Turn any video into text with this simple Bash script
- pk
- Software , Productivity
- September 8, 2025
Table of Contents
I built a simple transcription tool that converts videos to text using OpenAI’s Whisper. Nothing fancy - just a bash script that runs locally.
The script extracts audio from any video file (or processes audio directly), converts it to the right format, and generates a transcript. Perfect for capturing video directions, interviews, voice notes, or any spoken content you need in written form.
This pairs nicely with summarization tools - transcribe first, then feed the text into a summariser. something like what i did in YouSum to get the key points.
It’ll work for client meetings, tutorial videos, and random voice memos. Amusingly, I get a bullet point list of what my concertina teacher tells me to do better - and it handles her Dublin accent flawlessly!

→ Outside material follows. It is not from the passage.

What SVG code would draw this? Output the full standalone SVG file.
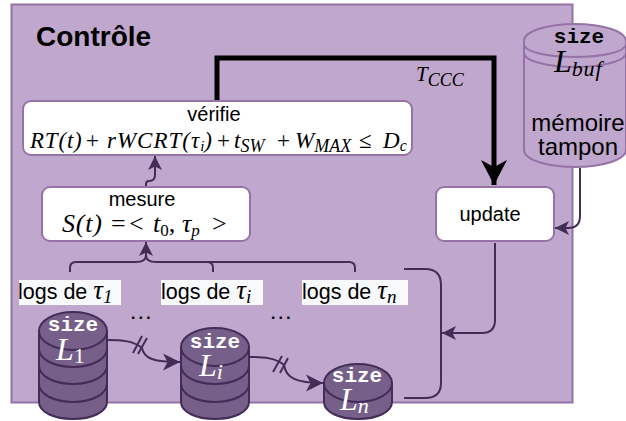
<svg xmlns="http://www.w3.org/2000/svg" width="626" height="421" viewBox="0 0 626 421">
<style>
.s{font-family:"Liberation Sans",Arial,sans-serif;fill:#000}
.m{font-family:"Liberation Serif","Times New Roman",serif;font-style:italic;fill:#000}
.c{font-family:"Liberation Mono","Courier New",monospace;font-weight:bold}
.w{fill:#fff}
.box{fill:#fff;stroke:#9673a6;stroke-width:2}
.l{fill:none;stroke:#432d57;stroke-width:2}
.db{fill:#76608a;stroke:#432d57;stroke-width:2}
.dbl{fill:none;stroke:#432d57;stroke-width:2}
.lg{fill:#f8f9fa}
</style>
<defs>
<marker id="a" markerUnits="userSpaceOnUse" markerWidth="16" markerHeight="16" refX="14" refY="8" orient="auto"><path d="M0 1L14 8L0 15L3.500 8Z" fill="#432d57"/></marker>
<marker id="d" markerUnits="userSpaceOnUse" markerWidth="18" markerHeight="20" refX="17" refY="9" orient="auto"><path d="M0 0.500L17 9L0 17.500L4.500 9Z" fill="#432d57"/></marker>
<marker id="b" markerUnits="userSpaceOnUse" markerWidth="30" markerHeight="30" refX="25" refY="13" orient="auto"><path d="M0 0L25 13L0 26L7 13Z" fill="#000"/></marker>
</defs>
<rect x="11.500" y="4.500" width="561" height="398" fill="#c0a7cd" stroke="#9673a6" stroke-width="2"/>
<text x="36" y="46" class="s" font-size="28" font-weight="bold">Contrôle</text>
<g id="connectors">
<path d="M217 100V58H494V185" fill="none" stroke="#000" stroke-width="5" marker-end="url(#b)"/>
<path class="l" d="M146 186V184Q146 181 149 181Q155 181 155 175V156" marker-end="url(#a)"/>
<path class="l" d="M70 272V268Q70 262 76 262H136Q146 262 146 255V242" marker-end="url(#a)"/>
<path class="l" d="M213 272V268Q213 262 207 262H156Q146 262 146 255"/>
<path class="l" d="M355 272V268Q355 262 349 262H207"/>
<path class="l" d="M404 269H425Q441 269 441 285V383Q441 398 425 398H404"/>
<path class="l" d="M495 243V320Q495 333 482 333H442" marker-end="url(#a)"/>
<path class="l" stroke-width="1.500" d="M580 168V216Q580 228 568 228H555" marker-end="url(#a)"/>
<path class="l" d="M107 340C122 340 134 341 142 348C144 358 152 362 180 362" marker-end="url(#d)"/>
<path class="l" d="M133 353L142 336M138 354L147 338"/>
<path class="l" d="M249 357C264 357 276 358 284 365C286 378 296 383 323 383" marker-end="url(#d)"/>
<path class="l" d="M273 372L282 356M280 373L288 358"/>
</g>
<g id="verifie">
<rect class="box" x="23" y="101" width="389" height="54" rx="8"/>
<text x="214" y="121" class="s" font-size="20" text-anchor="middle">vérifie</text>
<text y="148" class="m" font-size="23"><tspan x="30" letter-spacing="0.800">RT(t)</tspan><tspan x="86" font-style="normal">+</tspan><tspan x="107" letter-spacing="1">rWCRT(τ</tspan><tspan font-size="15" dy="3">i</tspan><tspan dy="-3">)</tspan><tspan x="217" font-style="normal">+</tspan><tspan x="234">t</tspan><tspan font-size="18" dy="4">SW</tspan><tspan x="277" dy="-4" font-style="normal">+</tspan><tspan x="295">W</tspan><tspan font-size="18" dy="4">MAX</tspan><tspan x="359" dy="-4" font-style="normal">≤</tspan><tspan x="383">D</tspan><tspan font-size="16" dy="3">c</tspan></text>
</g>
<g id="mesure">
<rect class="box" x="42" y="187" width="208" height="54" rx="8"/>
<text x="142" y="206" class="s" font-size="20" text-anchor="middle">mesure</text>
<text y="232" class="m" font-size="26"><tspan x="62" letter-spacing="0.800">S(t)</tspan><tspan x="111" font-style="normal">=</tspan><tspan x="129" font-style="normal">&lt;</tspan><tspan x="153">t</tspan><tspan font-size="17" font-style="normal" dy="4">0</tspan><tspan dy="-4" font-style="normal">,</tspan><tspan x="182">τ</tspan><tspan font-size="17" dy="4">p</tspan><tspan x="212" dy="-4" font-style="normal">&gt;</tspan></text>
</g>
<g id="update">
<rect class="box" x="436" y="187" width="118" height="54" rx="8"/>
<text x="490" y="221" class="s" font-size="20" text-anchor="middle">update</text>
</g>
<g id="memoire">
<path d="M524 41V150C524 160 548 167 575 167S626 160 626 150V41C626 31 602 24 575 24S524 31 524 41Z" fill="#c0a7cd" stroke="#9673a6" stroke-width="2"/>
<path d="M524 44C524 52 548 57 575 57S626 52 626 44M524 53C524 61 548 67 575 67S626 61 626 53" fill="none" stroke="#9673a6" stroke-width="2"/>
<text x="579" y="43" class="c" font-size="21" text-anchor="middle" fill="#000">size</text>
<text x="554" y="72" class="m" font-size="32">L<tspan font-size="22" dy="4" letter-spacing="0.800">buf</tspan></text>
<text x="578" y="131" class="s" font-size="24" text-anchor="middle">mémoire</text>
<text x="578" y="155" class="s" font-size="24" text-anchor="middle">tampon</text>
</g>
<g id="logs1"><rect class="lg" x="19" y="280" width="102" height="25"/><text x="18" y="299" class="s" font-size="21.500">logs de <tspan class="m" font-size="27">τ</tspan><tspan class="m" font-style="normal" font-size="19" dy="4">1</tspan></text></g>
<g id="logsi"><rect class="lg" x="161" y="280" width="102" height="25"/><text x="161" y="299" class="s" font-size="21.500">logs de <tspan class="m" font-size="27">τ</tspan><tspan class="m" font-size="19" dy="4">i</tspan></text></g>
<g id="logsn"><rect class="lg" x="302" y="280" width="106" height="25"/><text x="302" y="299" class="s" font-size="21.500">logs de <tspan class="m" font-size="27">τ</tspan><tspan class="m" font-size="19" dy="4">n</tspan></text></g>
<text x="143" y="319" class="s" font-size="24" text-anchor="middle" letter-spacing="4.500">…</text>
<text x="283" y="319" class="s" font-size="24" text-anchor="middle" letter-spacing="4.500">…</text>
<g id="db1">
<path class="db" d="M39 331V402C39 412 54 419 73 419S107 412 107 402V331Z"/>
<ellipse class="db" cx="73" cy="331" rx="34" ry="19"/>
<path class="dbl" d="M39 349C39 359 54 367 73 367S107 359 107 349M39 366C39 376 54 384 73 384S107 376 107 366M39 384C39 394 54 402 73 402S107 394 107 384"/>
<text x="73" y="331" class="c w" font-size="21" text-anchor="middle">size</text>
<text x="56" y="360" class="m w" font-size="32">L<tspan font-size="22" font-style="normal" dy="3">1</tspan></text>
</g>
<g id="dbi">
<path class="db" d="M181 347V402C181 412 196 419 215 419S249 412 249 402V347Z"/>
<ellipse class="db" cx="215" cy="347" rx="34" ry="19"/>
<path class="dbl" d="M181 366C181 376 196 384 215 384S249 376 249 366M181 384C181 394 196 402 215 402S249 394 249 384"/>
<text x="215" y="348" class="c w" font-size="21" text-anchor="middle">size</text>
<text x="199" y="376" class="m w" font-size="32">L<tspan font-size="22" dy="3">i</tspan></text>
</g>
<g id="dbn">
<path class="db" d="M324 383V402C324 412 339 419 358 419S392 412 392 402V383Z"/>
<ellipse class="db" cx="358" cy="383" rx="34" ry="19"/>
<text x="357" y="382" class="c w" font-size="21" text-anchor="middle">size</text>
<text x="340" y="410" class="m w" font-size="32">L<tspan font-size="22" dy="3">n</tspan></text>
</g>
<text x="416" y="81" class="m" font-size="21">T<tspan font-size="18" dy="5">CCC</tspan></text>
</svg>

Setup takes two minutes: install Whisper and ffmpeg, make the script executable, and you’re done. The whole thing is 15 lines of bash that just works - and most of that is error handling.
The Script
#!/bin/bash
# pip install openai-whisper
# brew install ffmpeg
# chmod +x video_transcribe.sh
# ./video_transcribe.sh ~/video.mp4
if [ -z "$1" ]; then
echo "Usage: ./video_transcribe.sh file.mp4 or file.mp3"
exit 1
fi
FILE=$1
AUDIO="audio.wav"
# Extract audio if file is video
ffmpeg -i "$FILE" -ar 16000 -ac 1 -f wav "$AUDIO"
# Transcribe
whisper "$AUDIO" --model base --language en
# Clean up
rm "$AUDIO"
Sometimes the simplest solutions are the best.